Wait by Gabriela Burnham

Burnham’s second novel, set on Nantucket Island, tells the story of sisters Elise and Sophie over the course of an arduous summer. A few weeks after Elise’s college graduation, she learns that her mother, an undocumented Brazilian immigrant, has been deported to Brazil. With no other family to turn to, Elise and Sophie must support themselves in a corner of the United States where prices are high and resources for the poor and undocumented are few. They are helped by Elise’s affluent college friend, whose support, benign as it might be, also comes with a cost. Down in Brazil, Elise’s mother is eager to be reunited with her daughters and must reckon with a country that no longer feels like home. Written with crystalline prose and from a place of deep empathy, Wait upends common conceptions of Nantucket as an exclusive, wealthy enclave, and reveals that, even on a charming island thirty miles out to sea, working class people must push up against the unjust forces of inequality and discrimination.

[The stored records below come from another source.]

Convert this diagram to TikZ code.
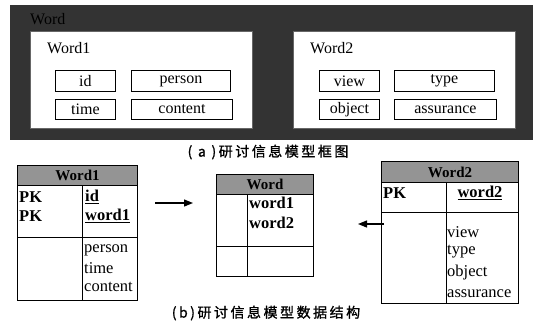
\documentclass[tikz,border=0pt]{standalone}
\usepackage{fontspec}
\setmainfont{Liberation Serif}
\newfontfamily\cjk{Noto Sans CJK SC}
\usetikzlibrary{arrows.meta}
\begin{document}
\begin{tikzpicture}[x=1pt,y=-1pt,
  txt/.style={font=\rmfamily\fontsize{16}{18}\selectfont, inner sep=0pt},
  fbox/.style={draw, line width=0.9pt, fill=white, font=\rmfamily\fontsize{16}{18}\selectfont, inner sep=0pt, anchor=north west},
  tabline/.style={line width=1pt},
  hdr/.style={fill=black!42, draw, line width=1pt},
  btxt/.style={font=\rmfamily\fontsize{16.5}{18}\selectfont\bfseries, inner sep=0pt, anchor=west},
  rtxt/.style={font=\rmfamily\fontsize{16.5}{18}\selectfont, inner sep=0pt, anchor=west},
  htxt/.style={font=\rmfamily\fontsize{15}{17}\selectfont\bfseries, inner sep=0pt},
  captxt/.style={font=\cjk\fontsize{14}{16}\selectfont\addfontfeature{LetterSpace=18,FakeBold=1.2}, inner sep=0pt},
  arr/.style={line width=1.3pt, -{Triangle[length=9pt,width=7pt]}}
]
\useasboundingbox (0,0) rectangle (534,325);
% ---------- (a) frame ----------
\node[draw=none, fill=black!80, minimum width=523, minimum height=135, inner sep=0pt, anchor=north west] (frame) at (10,5) {};
\node[txt, anchor=west] (wordlbl) at (30,19) {Word};
\node[draw=black!60, fill=white, minimum width=222, minimum height=97, inner sep=0pt, anchor=north west] (w1box) at (30,31) {};
\node[draw=black!60, fill=white, minimum width=222, minimum height=97, inner sep=0pt, anchor=north west] (w2box) at (293,31) {};
\node[txt, anchor=west] (w1t) at (47,48) {Word1};
\node[txt, anchor=west] (w2t) at (310,48) {Word2};
\node[fbox, minimum width=60, minimum height=21] (id) at (55,70) {id};
\node[fbox, minimum width=99, minimum height=21] (person) at (131,70) {person};
\node[fbox, minimum width=60, minimum height=20] (time) at (55,99) {time};
\node[fbox, minimum width=101, minimum height=20] (content) at (131,99) {content};
\node[fbox, minimum width=60, minimum height=21] (view) at (319,70) {view};
\node[fbox, minimum width=100, minimum height=21] (type) at (394,70) {type};
\node[fbox, minimum width=60, minimum height=20] (object) at (319,99) {object};
\node[fbox, minimum width=102, minimum height=20] (assurance) at (394,99) {assurance};
\node[captxt] (capa) at (268,152) {( a )研讨信息模型框图};
% ---------- (b) tables ----------
% Word1 table
\node[hdr, minimum width=120, minimum height=20, inner sep=0pt, anchor=north west] (t1h) at (17,165) {};
\node[htxt] (t1ht) at (t1h.center) {Word1};
\node[draw, line width=1pt, minimum width=120, minimum height=115, inner sep=0pt, anchor=north west] (t1) at (17,185) {};
\draw[tabline] (17,237) -- (137,237);
\draw[tabline] (82,185) -- (82,300);
\node[btxt] (t1pk1) at (19,197) {PK};
\node[btxt] (t1pk2) at (19,216) {PK};
\node[btxt] (t1id) at (85,197) {\underline{id}};
\node[btxt] (t1w1) at (85,216) {\underline{word1}};
\node[rtxt] (t1p) at (84,250) {person};
\node[rtxt] (t1t) at (84,268) {time};
\node[rtxt] (t1c) at (84,287) {content};
% Word table
\node[hdr, minimum width=97, minimum height=20, inner sep=0pt, anchor=north west] (t0h) at (216,174) {};
\node[htxt] (t0ht) at (t0h.center) {Word};
\node[draw, line width=1pt, minimum width=97, minimum height=82, inner sep=0pt, anchor=north west] (t0) at (216,194) {};
\draw[tabline] (216,246) -- (313,246);
\draw[tabline] (247,194) -- (247,276);
\node[btxt] (t0w1) at (249,203) {word1};
\node[btxt] (t0w2) at (249,223) {word2};
% Word2 table
\node[hdr, minimum width=137, minimum height=21, inner sep=0pt, anchor=north west] (t2h) at (381,161) {};
\node[htxt] (t2ht) at (t2h.center) {Word2};
\node[draw, line width=1pt, minimum width=137, minimum height=121, inner sep=0pt, anchor=north west] (t2) at (381,182) {};
\draw[tabline] (381,212) -- (518,212);
\draw[tabline] (446,182) -- (446,303);
\node[btxt] (t2pk) at (383,193) {PK};
\node[btxt, anchor=center] (t2w2) at (480,193) {\underline{word2}};
\node[rtxt] (t2v) at (447,232) {view};
\node[rtxt] (t2t) at (447,252) {type};
\node[rtxt] (t2o) at (447,273) {object};
\node[rtxt] (t2a) at (447,294) {assurance};
% arrows
\coordinate (a1s) at (155,203);
\coordinate (a1e) at (193,203);
\coordinate (a2s) at (384,224);
\coordinate (a2e) at (358,224);
\draw[arr] (a1s) -- (a1e);
\draw[arr] (a2s) -- (a2e);
\node[captxt] (capb) at (266,313) {(b)研讨信息模型数据结构};
\end{tikzpicture}
\end{document}
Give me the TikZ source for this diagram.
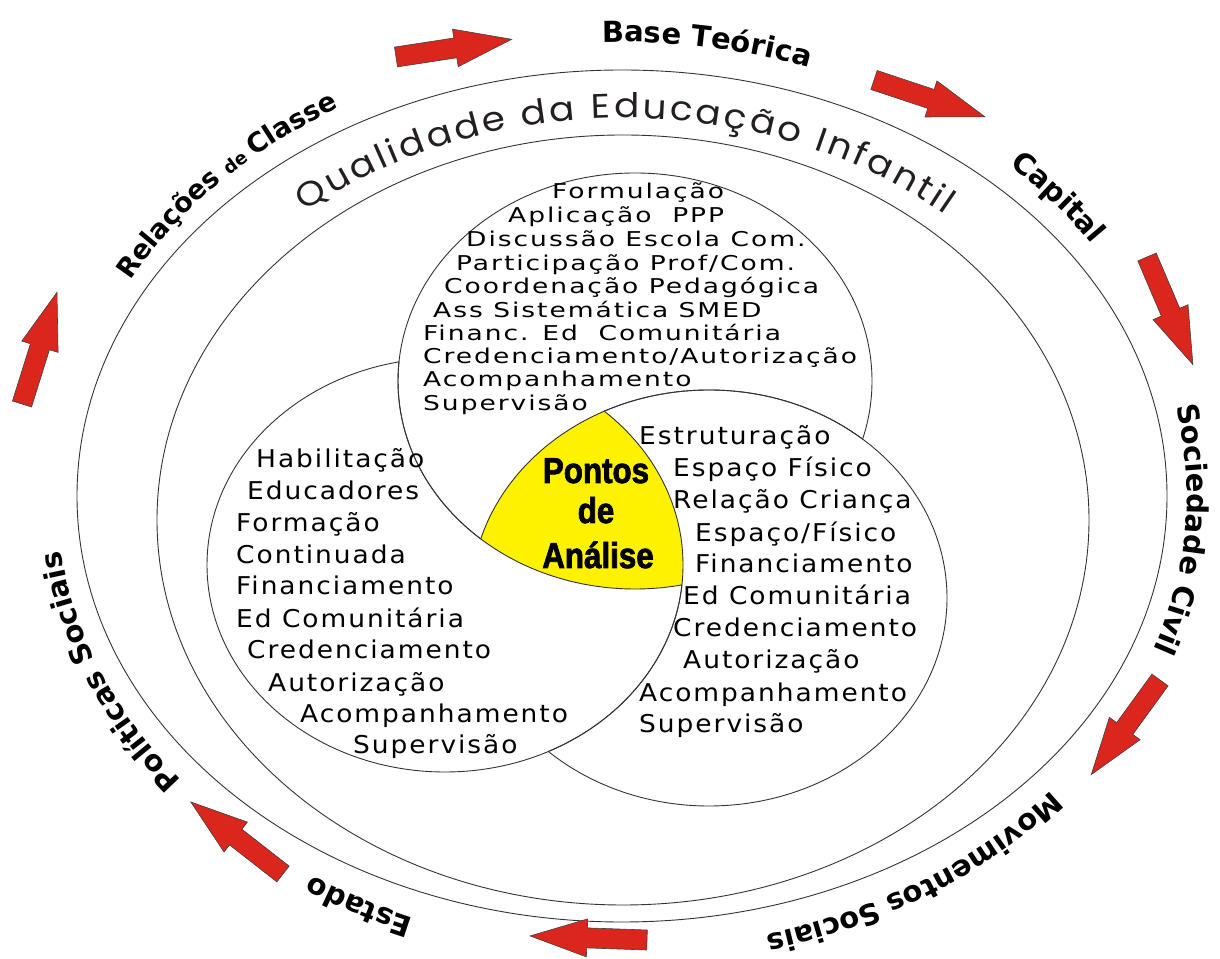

The Words that Remain by Stênio Gardel, translated by Bruna Dantas Lobato

Brazilian writer Stênio Gardel won the 2023 National Book Award in translated literature for this debut novel, the first time a Brazilian author has reached such heights. Raimundo is a 71-year-old illiterate gay man whose queerness was violently suppressed by his parents when he was young, and he decides to sign up for literacy classes late in life so he can finally read the letter his lover, Cícero, had sent him fifty years before. As Raimundo’s grasp on the words increase, memories pour out of him: his moments with Cícero, his years spent doing manual labor and having hidden sexual encounters with men, his own fits of brutality and rage, powered by his decades-long internalized homophobia, and his friend’s suggestion that he learns how to read, which brings about a personal revolution. With vigorous prose and a fragmented, nonlinear narrative, The Words that Remain is a tender book that touches upon themes of closeness and courage, violence and redemption, a heartbreaking novel about queer love and survival.